Самое раннее определение сущности искусства дается Белинским в «Литературных мечтаниях» (1834). Достоинство его в том, что главный вопрос эстетики сразу же выведен из области субъективистских и догматических определений классицистической и романтической эстетики. Ходячие определения гласили, например, что искусство — это «украшение природы», это «мир прекрасного», «мир фантазии» художника; Белинский выдвигал в своей первой статье пока еще объективно-идеалистическое определение: искусство — это отблеск божественной идеи, абсолютного духа.

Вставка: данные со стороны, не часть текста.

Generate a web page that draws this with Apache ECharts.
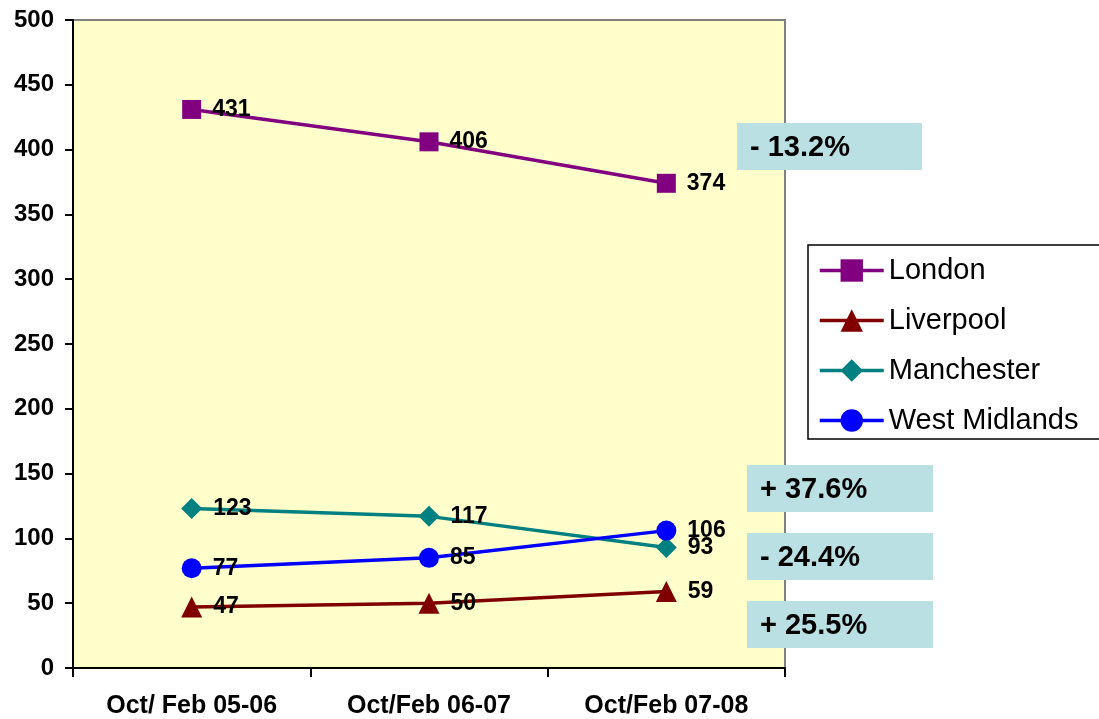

В «Литературных мечтаниях» мы встречаемся со своеобразным взаимопроникновением идей Шеллинга и Гегеля (последнее могло дойти до Белинского в популярных изложениях). Гегелевское начало в определении сущности искусства проявилось у Белинского в утверждении, что абсолютная идея объективна, а искусство,- одна из форм (но не высочайшая) проявления идеи; шеллингианское же начало заключалось в том, что творчество рассматривалось как бессознательный акт, род сомнамбулизма. В «Литературных мечтаниях» подчеркивалась всесильность искусства, его происхождение от «абсолютной идеи», но его специфическая образная природа, идеологическая сущность оставались нераскрытыми. Не рассмотрен был субъект творчества, сам поэт как общественный человек.

Теория «бессознательного» творчества, приравнивая поэта к богу, творческий акт рационально не раскрывала. Это была еще во многом романтическая теория творчества.

Дальнейшее развитие мысли Белинского после «Литературных мечтаний» заключалось в конкретизации именно всех этих положений о специфических формах искусства, его идейности, о творческом акте художника.